マイクを持ち、お礼とともに、今回のクリニックを振り返り話し始めたら、どんどん悔しさ、情けなさ、申し訳なさが込み上げてきて、堪えきれなくなった。

アラフィフのおっさんが、悔し泣き。カッコ悪い。

だけど、みんな、本当に優しくて、次々と励ましの声をかけてくれた。

ありがとう。

兎澤さんも自分のことのように悔しがってくれたし、ポポフも最後に、チャレンジしたことを誇りに思えと言うような話をしてくれた。

優しい人たちばかりだ。

こうして、私の「ランニングクリニック」は終わった。

結果はもちろん残念だったけど、こんなに悔しく情けなく悲しい気持ちになったことに、驚く自分もいた。

自分に言い訳はいくらでもできる。
やっぱり断端が短過ぎたから無理だったとか、他の誰よりも義足歴が長く、時間が経ち過ぎてしまったとか。
だから、そんなに悔しがることはないだろう。

でも、そんなの関係なく、ただただ悔しい。泣くほど悔しかった。

なぜなのか。

「走れないことを受け入れてた」と思ってたけど、実は本当は、ずっとずっと走りたかったのかもしれない。

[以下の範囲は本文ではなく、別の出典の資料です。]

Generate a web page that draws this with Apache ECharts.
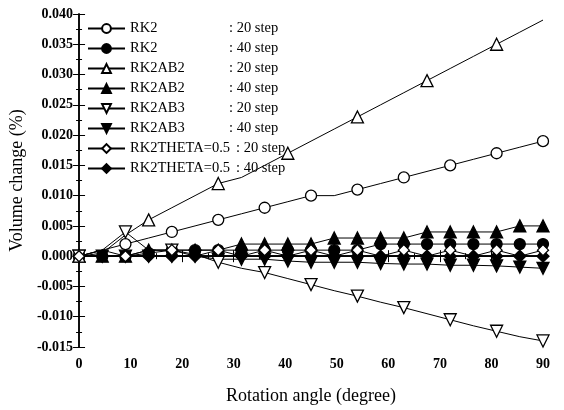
<!DOCTYPE html>
<html><head><meta charset="utf-8">
<script src="https://cdn.jsdelivr.net/npm/echarts@6/dist/echarts.min.js"></script>
<style>html,body{margin:0;padding:0;background:#fff}#c{width:564px;height:410px}</style>
</head><body><div id="c"></div>
<script>
// Rotation angle samples (degrees)
const angles = [0,4.5,9,13.5,18,22.5,27,31.5,36,40.5,45,49.5,54,58.5,63,67.5,72,76.5,81,85.5,90];
const xTicks = [0,10,20,30,40,50,60,70,80,90];
const yTicks = [-0.015,-0.010,-0.005,0.000,0.005,0.010,0.015,0.020,0.025,0.030,0.035,0.040];

const rk2_20      = [0,0.001,0.002,0.003,0.004,0.005,0.006,0.007,0.008,0.009,0.010,0.010,0.011,0.012,0.013,0.014,0.015,0.016,0.017,0.018,0.019];
const rk2_40      = [0,0,0,0.0005,0.001,0.001,0.001,0.001,0.001,0.001,0.001,0.001,0.001,0.002,0.002,0.002,0.002,0.002,0.002,0.002,0.002];
const rk2ab2_20   = [0,0.0005,0.0035,0.006,0.008,0.010,0.012,0.013,0.015,0.017,0.019,0.021,0.023,0.025,0.027,0.029,0.031,0.033,0.035,0.037,0.039];
const rk2ab2_40   = [0,0,0,0.001,0.001,0.001,0.001,0.002,0.002,0.002,0.002,0.003,0.003,0.003,0.003,0.004,0.004,0.004,0.004,0.005,0.005];
const rk2ab3_20   = [0,0.001,0.004,0.001,0.001,0.0003,-0.001,-0.002,-0.0027,-0.0037,-0.0047,-0.0057,-0.0066,-0.0076,-0.0085,-0.0095,-0.0105,-0.0115,-0.0124,-0.0133,-0.014];
const rk2ab3_40   = [0,0,0,0,0,0,-0.0005,-0.0005,-0.0005,-0.0008,-0.001,-0.001,-0.001,-0.0012,-0.0013,-0.0013,-0.0015,-0.0015,-0.0016,-0.0018,-0.002];
const theta_20    = [0,0.001,0,0.001,0.001,0,0.001,0,0.001,0,0.001,0,0.001,0,0.001,0,0.001,0,0.001,0,0.001];
const theta_40    = [0,0,0,0,0,0,0,0,0,0,0,0,0,0,0,0,0,0,0,0,0];

const methods = ['RK2','RK2','RK2AB2','RK2AB2','RK2AB3','RK2AB3','RK2THETA=0.5','RK2THETA=0.5'];
const steps   = [': 20 step',': 40 step',': 20 step',': 40 step',': 20 step',': 40 step',': 20 step',': 40 step'];
const values  = [rk2_20, rk2_40, rk2ab2_20, rk2ab2_40, rk2ab3_20, rk2ab3_40, theta_20, theta_40];
const symbols = ['circle','circle','triangle','triangle','triangle','triangle','diamond','diamond'];
const rotates = [0,0,0,0,180,180,0,0];
const filled  = [false,true,false,true,false,true,false,true];
const markEvery = [2,1,3,1,2,1,2,1];
const sizes   = [11,11,12,12,12,12,11,12];

const names = methods.map((m,i)=>m+'|'+steps[i]);
const series = names.map((nm,i)=>({
  name: nm, type:'line', xAxisIndex:0, yAxisIndex:0,
  symbol: symbols[i], symbolRotate: rotates[i], symbolSize: sizes[i],
  showAllSymbol: true,
  lineStyle:{color:'#000', width:1},
  itemStyle:{color: filled[i] ? '#000' : '#fff', borderColor:'#000', borderWidth:1.3},
  emphasis:{disabled:true},
  z: filled[i] ? 3 : 4,
  data: angles.map((a,k)=> (k % markEvery[i] === 0) ? [a, values[i][k]] : {value:[a, values[i][k]], symbol:'none'}),
  animation:false
}));

const fmtY = v => Math.abs(v) < 1e-9 ? '0.000' : v.toFixed(3);
const labelFont = {fontFamily:'Liberation Serif', fontWeight:'bold', fontSize:14, color:'#000'};
const common = {axisLine:{show:true,lineStyle:{color:'#000',width:1.5}}, splitLine:{show:false}};
const lf = {fontFamily:'Liberation Serif', fontSize:14.5, color:'#000'};

const chart = echarts.init(document.getElementById('c'), null, {renderer:'canvas'});
chart.setOption({
  animation:false,
  backgroundColor:'#fff',
  grid:{left:79, right:21, top:14, bottom:53},
  legend:{
    orient:'vertical', left:82, top:16, itemWidth:37, itemHeight:11, itemGap:5,
    data:names, selectedMode:false,
    formatter: n => { const p = n.split('|'); return (p[0].length > 8 ? '{c|' : '{a|') + p[0] + '}{b|' + p[1] + '}'; },
    textStyle:Object.assign({rich:{a:Object.assign({width:99}, lf), c:Object.assign({width:106}, lf), b:lf}}, lf)
  },
  xAxis:[
    Object.assign({type:'value', min:xTicks[0], max:xTicks[xTicks.length-1], interval:10, position:'bottom',
      name:'Rotation angle (degree)', nameLocation:'middle', nameGap:40,
      nameTextStyle:{fontFamily:'Liberation Serif', fontSize:18, color:'#000'},
      axisTick:{inside:true, length:6, lineStyle:{color:'#000'}},
      minorTick:{show:true, splitNumber:2, length:3, lineStyle:{color:'#000'}},
      axisLabel:Object.assign({margin:10}, labelFont)}, common),
    Object.assign({type:'value', min:0, max:90, interval:10, position:'top',
      axisTick:{inside:true, length:6, lineStyle:{color:'#000'}},
      minorTick:{show:true, splitNumber:2, length:3, lineStyle:{color:'#000'}},
      axisLabel:{show:false}}, common)
  ],
  yAxis:[
    Object.assign({type:'value', min:yTicks[0], max:yTicks[yTicks.length-1], interval:0.005, position:'left',
      name:'Volume change (%)', nameLocation:'middle', nameGap:44,
      nameTextStyle:{fontFamily:'Liberation Serif', fontSize:18, color:'#000'},
      axisTick:{inside:true, length:6, lineStyle:{color:'#000'}},
      minorTick:{show:true, splitNumber:2, length:3, lineStyle:{color:'#000'}},
      axisLabel:Object.assign({margin:6, formatter:fmtY}, labelFont)}, common),
    Object.assign({type:'value', min:-0.015, max:0.040, interval:0.005, position:'right',
      axisTick:{inside:true, length:6, lineStyle:{color:'#000'}},
      minorTick:{show:true, splitNumber:2, length:3, lineStyle:{color:'#000'}},
      axisLabel:{show:false}}, common)
  ],
  series: series
});
</script></body></html>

もう一度走りたいって、心の奥底ではずっと思ってのかもしれない。

だから「走れるかも」って思った時の期待がとても高くなってしまった。

今回、走れなかったことで、もう走るのを諦めるのかというと、なぜかそんな気持ちになれない。

あれだけ打ちのめされたのに、不思議なものだ。

次回のクリニックも応募するだろうし、別で走るトレーニングができるならやってみたいと思う。

走れなくても、今の人生が大きく変わるわけでもないのに、なんで、走りたいんだろうか。不思議だね。